Here are a few pictures showing how I attach flat bands to the pouch with the tubes. I pinch the edge of the band and roll it into a small roll. Slip the small clamps thru the tube and and force the jaws open then slip the band in to the tube as far as you can then clamp down on the band and pull it thru. Keep the band rolled up tight and slip it thru the hole in the pouch. Again push the clamp thru the tube over the edge of the pouch and clamp down on the band and pull it thru.


----------



## NaturalFork

I may have to try this ...


----------



## Wingshooter

One thing I forgot to mention. If you are out and the bands start to break at the pouch you can roll the pouch as small as you can and roll the tube up on to the pouch the pull the bands on thru past the break and roll the tube back on to the bands. Do the other side to even out the band length and keep on shooting.


----------



## brianmitchell66

This is a great idea...where do you get those little tubes?


----------



## slingshot_sniper

I tried this when I first saw you post it,I used 1745 tubes it worked very well but I need one of those tools to do it properly it was hard doing with tweezers I put nicks in the bands


----------



## CodyL

That's the attachment method I use as well. Works great and i don't have to go looking for string.


----------



## Northerner

Very clean looking attachment. What size tube are you using?

Thanks,
Northerner


----------



## CodyL

I use 1745


----------



## Wingshooter

slingshot_sniper said:


> I tried this when I first saw you post it,I used 1745 tubes it worked very well but I need one of those tools to do it properly it was hard doing with tweezers I put nicks in the bands


I found a small set of needle nose pliers and sanded the nose and inside until it was smooth and they work great but they are lost here in this pile somewhere.


----------



## Wingshooter

brianmitchell66 said:


> This is a great idea...where do you get those little tubes?
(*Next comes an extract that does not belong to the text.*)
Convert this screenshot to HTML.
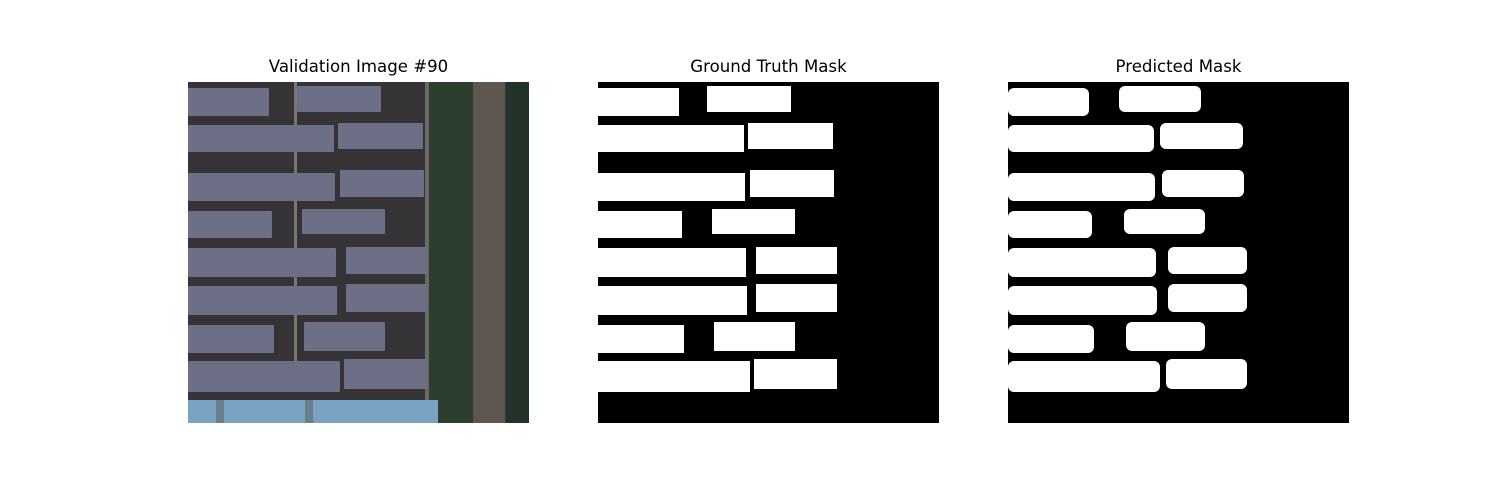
<!DOCTYPE html>
<html><head><meta charset="utf-8"><style>
body{margin:0;background:#fff;width:1500px;height:500px;overflow:hidden;position:relative;font-family:"DejaVu Sans","Liberation Sans",sans-serif}
.t{position:absolute;top:57px;width:341px;text-align:center;font-size:16.6px;color:#000}
svg{position:absolute;top:82px}
</style></head><body>
<div class="t" style="left:188px">Validation Image #90</div>
<div class="t" style="left:598px">Ground Truth Mask</div>
<div class="t" style="left:1008px">Predicted Mask</div>
<svg id="img" style="left:188px" width="341" height="341" viewBox="0 0 341 341">
<rect width="341" height="341" fill="#363336"/>
<rect x="240" width="101" height="341" fill="#2c3f2e"/>
<rect x="285" width="32" height="341" fill="#5e5650"/>
<rect x="318" width="23" height="341" fill="#24332a"/>
<rect x="237" width="4" height="318" fill="#6b6866"/>
<rect x="106" width="3" height="280" fill="#7a7672"/>
<rect x="0" y="318" width="250" height="23" fill="#7aa2c2"/>
<rect x="28" y="318" width="8" height="23" fill="#6a7f8c"/>
<rect x="117" y="318" width="8" height="23" fill="#6a7f8c"/>
</svg>
<svg id="gt" style="left:598px" width="341" height="341"><rect width="341" height="341" fill="#000"/></svg>
<svg id="pr" style="left:1008px" width="341" height="341"><rect width="341" height="341" fill="#000"/></svg>
<script>
const rowX0=[0,109,0,150,0,152,0,114,0,158,0,158,0,116,0,156];
const rowX1=[81,193,146,235,147,236,84,197,148,239,149,239,86,197,152,239];
const rowY0=[6,4,43,41,91,88,129,127,166,165,204,202,243,240,279,277];
const rowY1=[34,30,70,67,119,115,156,152,195,192,233,230,271,269,310,307];
const NS="http://www.w3.org/2000/svg";
function draw(id,fill,rx,dx){
  const s=document.getElementById(id);
  for(let i=0;i<rowX0.length;i++){
    const r=document.createElementNS(NS,"rect");
    r.setAttribute("x",rowX0[i]+(rowX0[i]>0?dx:0));
    r.setAttribute("y",rowY0[i]);
    r.setAttribute("width",rowX1[i]-rowX0[i]-(rowX0[i]>0?dx:0));
    r.setAttribute("height",rowY1[i]-rowY0[i]);
    r.setAttribute("rx",rx);
    r.setAttribute("fill",fill);
    
    
    s.appendChild(r);
  }
}
draw("img","#6c6f86",1,0);
draw("gt","#fff",0,0);
draw("pr","#fff",6,2);
</script>
</body></html>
I have a bunch of the chinese tubes I got from truly texas back when I was Dankunging.


----------



## orcrender

I use a set of ring opening pliers. They open when you close the handles. Hawk2009 is the one that told me about them. Got mine from E Bay.


----------



## Wingshooter

orcrender said:


> I use a set of ring opening pliers. They open when you close the handles. Hawk2009 is the one that told me about them. Got mine from E Bay.
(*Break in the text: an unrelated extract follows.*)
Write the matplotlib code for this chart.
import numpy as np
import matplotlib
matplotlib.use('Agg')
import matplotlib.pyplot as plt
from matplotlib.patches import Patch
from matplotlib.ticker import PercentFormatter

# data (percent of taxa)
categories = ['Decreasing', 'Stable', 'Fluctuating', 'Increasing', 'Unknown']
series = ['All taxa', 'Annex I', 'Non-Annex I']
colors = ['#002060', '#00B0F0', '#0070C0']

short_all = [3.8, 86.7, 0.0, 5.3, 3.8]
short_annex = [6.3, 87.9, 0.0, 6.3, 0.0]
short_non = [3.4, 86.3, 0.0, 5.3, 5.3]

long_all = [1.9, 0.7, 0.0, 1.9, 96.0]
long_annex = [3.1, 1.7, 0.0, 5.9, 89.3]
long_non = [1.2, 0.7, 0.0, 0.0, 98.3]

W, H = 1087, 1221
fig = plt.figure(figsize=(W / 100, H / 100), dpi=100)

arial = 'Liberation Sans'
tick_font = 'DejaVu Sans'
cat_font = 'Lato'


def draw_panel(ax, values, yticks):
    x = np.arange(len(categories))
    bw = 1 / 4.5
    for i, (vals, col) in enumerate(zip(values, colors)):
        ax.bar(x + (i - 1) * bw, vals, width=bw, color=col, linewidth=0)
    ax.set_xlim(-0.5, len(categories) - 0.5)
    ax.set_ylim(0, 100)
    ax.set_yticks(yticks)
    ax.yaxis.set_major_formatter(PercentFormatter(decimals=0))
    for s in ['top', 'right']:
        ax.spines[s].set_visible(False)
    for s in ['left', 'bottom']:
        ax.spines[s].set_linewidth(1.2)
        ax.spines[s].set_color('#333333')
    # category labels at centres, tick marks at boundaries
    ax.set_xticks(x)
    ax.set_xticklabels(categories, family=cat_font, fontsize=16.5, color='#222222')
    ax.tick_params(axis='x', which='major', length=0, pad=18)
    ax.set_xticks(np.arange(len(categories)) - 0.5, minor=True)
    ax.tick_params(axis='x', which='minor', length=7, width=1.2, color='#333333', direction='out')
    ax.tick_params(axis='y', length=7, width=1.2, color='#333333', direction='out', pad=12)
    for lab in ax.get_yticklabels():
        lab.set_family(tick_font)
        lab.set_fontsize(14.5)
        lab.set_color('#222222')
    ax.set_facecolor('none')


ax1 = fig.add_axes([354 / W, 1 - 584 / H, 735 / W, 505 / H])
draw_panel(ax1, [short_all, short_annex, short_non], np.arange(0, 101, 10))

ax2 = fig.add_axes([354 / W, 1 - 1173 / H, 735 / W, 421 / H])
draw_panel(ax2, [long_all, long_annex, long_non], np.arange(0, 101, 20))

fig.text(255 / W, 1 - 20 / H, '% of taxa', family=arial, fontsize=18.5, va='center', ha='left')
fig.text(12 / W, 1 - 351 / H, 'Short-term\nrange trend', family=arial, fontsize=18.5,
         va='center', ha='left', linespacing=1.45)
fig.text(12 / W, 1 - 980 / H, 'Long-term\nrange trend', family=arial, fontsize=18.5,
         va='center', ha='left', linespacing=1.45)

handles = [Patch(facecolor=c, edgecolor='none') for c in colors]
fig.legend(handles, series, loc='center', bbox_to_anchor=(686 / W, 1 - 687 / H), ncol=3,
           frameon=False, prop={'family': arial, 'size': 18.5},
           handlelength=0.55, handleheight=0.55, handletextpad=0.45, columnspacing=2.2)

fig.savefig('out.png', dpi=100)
I have been looking for a pair but crap there expensive in the hardware stores. I will check ebay, a much better system.


----------



## orcrender

They are used by body piercing shops so that is another way to look for them.


----------



## Flatband

An excellent attachment method Roger and one I haven't seen used in years-nice! This was the attachment preferred by the Lohman slingshot from the early 70's. The Lohman was a double slotted wood slingshot made by the Lohman company who made some great wooden game calls. I have to give this a try again. I had forgotten about it. Nice job Bud! ( click on the banner below for a look at the Lohman)


----------



## Wingshooter

Flatband said:


> An excellent attachment method Roger and one I haven't seen used in years-nice! This was the attachment preferred by the Lohman slingshot from the early 70's. The Lohman was a double slotted wood slingshot made by the Lohman company who made some great wooden game calls. I have to give this a try again. I had forgotten about it. Nice job Bud! ( click on the banner below for a look at the Lohman)
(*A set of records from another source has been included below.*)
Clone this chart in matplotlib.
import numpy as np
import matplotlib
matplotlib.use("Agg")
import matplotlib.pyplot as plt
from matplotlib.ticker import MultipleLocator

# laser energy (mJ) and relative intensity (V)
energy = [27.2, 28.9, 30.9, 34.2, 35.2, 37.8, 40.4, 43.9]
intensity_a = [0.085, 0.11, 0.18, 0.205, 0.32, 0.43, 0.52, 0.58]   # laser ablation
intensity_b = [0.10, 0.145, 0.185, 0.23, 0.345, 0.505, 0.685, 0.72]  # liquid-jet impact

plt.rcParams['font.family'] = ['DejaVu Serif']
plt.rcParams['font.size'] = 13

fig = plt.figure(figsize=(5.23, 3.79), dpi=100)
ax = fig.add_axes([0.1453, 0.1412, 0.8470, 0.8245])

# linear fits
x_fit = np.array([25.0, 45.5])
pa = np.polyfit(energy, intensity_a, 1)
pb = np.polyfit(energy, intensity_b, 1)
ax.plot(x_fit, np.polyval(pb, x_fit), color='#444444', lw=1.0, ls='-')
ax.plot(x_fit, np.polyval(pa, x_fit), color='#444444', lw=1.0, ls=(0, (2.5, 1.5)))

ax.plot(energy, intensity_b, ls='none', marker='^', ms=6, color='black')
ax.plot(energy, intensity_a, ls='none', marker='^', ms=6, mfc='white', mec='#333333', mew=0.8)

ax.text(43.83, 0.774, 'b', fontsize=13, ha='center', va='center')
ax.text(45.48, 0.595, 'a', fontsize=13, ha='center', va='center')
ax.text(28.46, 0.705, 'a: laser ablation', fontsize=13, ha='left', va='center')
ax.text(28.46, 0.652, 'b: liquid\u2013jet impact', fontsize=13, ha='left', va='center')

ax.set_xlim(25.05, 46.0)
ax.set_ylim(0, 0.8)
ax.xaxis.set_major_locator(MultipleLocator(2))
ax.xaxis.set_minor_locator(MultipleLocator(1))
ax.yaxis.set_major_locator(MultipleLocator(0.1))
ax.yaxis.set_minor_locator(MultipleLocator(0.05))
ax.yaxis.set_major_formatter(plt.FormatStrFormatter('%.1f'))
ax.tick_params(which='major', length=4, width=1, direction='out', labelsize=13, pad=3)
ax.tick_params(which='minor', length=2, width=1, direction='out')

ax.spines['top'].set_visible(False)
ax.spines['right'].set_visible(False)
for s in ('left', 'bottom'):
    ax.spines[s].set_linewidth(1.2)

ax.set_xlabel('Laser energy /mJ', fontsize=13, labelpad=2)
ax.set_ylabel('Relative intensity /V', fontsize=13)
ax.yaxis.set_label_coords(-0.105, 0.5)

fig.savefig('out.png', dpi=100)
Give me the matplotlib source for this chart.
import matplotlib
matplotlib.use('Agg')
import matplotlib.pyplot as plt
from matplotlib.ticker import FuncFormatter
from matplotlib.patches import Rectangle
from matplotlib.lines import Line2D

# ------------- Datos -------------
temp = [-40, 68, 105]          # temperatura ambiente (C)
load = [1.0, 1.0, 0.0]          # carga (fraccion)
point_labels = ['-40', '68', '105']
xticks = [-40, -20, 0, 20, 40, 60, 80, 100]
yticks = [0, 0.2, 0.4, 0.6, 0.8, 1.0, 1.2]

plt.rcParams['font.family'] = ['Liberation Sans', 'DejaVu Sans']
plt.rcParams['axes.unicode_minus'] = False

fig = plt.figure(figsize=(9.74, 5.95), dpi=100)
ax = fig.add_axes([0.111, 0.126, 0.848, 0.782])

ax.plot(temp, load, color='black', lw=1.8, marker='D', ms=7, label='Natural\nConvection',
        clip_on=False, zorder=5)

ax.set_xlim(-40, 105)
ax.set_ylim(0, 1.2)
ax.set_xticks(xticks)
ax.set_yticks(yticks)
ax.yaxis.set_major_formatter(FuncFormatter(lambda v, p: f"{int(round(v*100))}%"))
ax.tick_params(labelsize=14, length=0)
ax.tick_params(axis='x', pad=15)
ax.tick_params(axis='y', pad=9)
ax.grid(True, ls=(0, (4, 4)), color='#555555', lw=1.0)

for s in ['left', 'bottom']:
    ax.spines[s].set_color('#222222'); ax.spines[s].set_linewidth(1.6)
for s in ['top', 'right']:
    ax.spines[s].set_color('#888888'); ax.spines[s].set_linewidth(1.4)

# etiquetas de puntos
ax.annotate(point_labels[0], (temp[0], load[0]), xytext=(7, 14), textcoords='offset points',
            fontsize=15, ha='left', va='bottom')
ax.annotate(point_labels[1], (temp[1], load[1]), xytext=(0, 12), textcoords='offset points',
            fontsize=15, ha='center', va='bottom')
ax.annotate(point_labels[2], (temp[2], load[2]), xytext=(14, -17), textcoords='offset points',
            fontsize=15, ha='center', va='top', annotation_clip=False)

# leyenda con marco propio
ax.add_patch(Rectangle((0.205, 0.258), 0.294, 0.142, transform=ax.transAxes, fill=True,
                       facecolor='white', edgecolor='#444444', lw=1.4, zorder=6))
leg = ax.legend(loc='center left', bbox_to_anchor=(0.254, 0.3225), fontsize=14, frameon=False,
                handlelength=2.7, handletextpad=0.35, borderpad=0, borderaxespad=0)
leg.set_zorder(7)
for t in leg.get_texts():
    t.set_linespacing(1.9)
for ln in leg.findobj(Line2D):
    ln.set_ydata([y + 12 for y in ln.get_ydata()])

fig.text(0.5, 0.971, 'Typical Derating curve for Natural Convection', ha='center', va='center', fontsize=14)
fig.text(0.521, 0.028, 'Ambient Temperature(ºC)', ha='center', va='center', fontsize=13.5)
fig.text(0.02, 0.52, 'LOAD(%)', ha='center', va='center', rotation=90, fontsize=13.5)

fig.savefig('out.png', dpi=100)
Thanks for the link Gary. I see they were using larger diameter tube than I am using. I know even the 2040 tube will work and it is much easier to put on. It is surprising how little pressure is needed to hold the bands in place. I think I have some small diameter latex here I am going to try. I think it is a much better system than string and I have used a lot of string.


----------



## slingshot_sniper

Wingshooter said:


> I use a set of ring opening pliers. They open when you close the handles. Hawk2009 is the one that told me about them. Got mine from E Bay.


I have been looking for a pair but crap there expensive in the hardware stores. I will check ebay, a much better system.
[/quote]
I have some in my watched list on ebay they're around £6 + I need to get me them soon









http://www.ebay.co.uk/itm/230587447231?ssPageName=STRK:MEWAX:IT&_trksid=p3984.m1438.l2649#ht_2712wt_1002


----------



## orcrender

Roger here is a link for the ring opening pliers. http://www.widgetsupply.com/page/WS/PROD/pliers-ring/BCT71


----------



## Wingshooter

orcrender said:


> Roger here is a link for the ring opening pliers. http://www.widgetsup...iers-ring/BCT71


Thank you sir I just ordered them.


----------



## archerben15

I tired this and it works great!!! I have a ton of worn out slingshot tubes in a bucket in my garage and I finally found a good use for them.


----------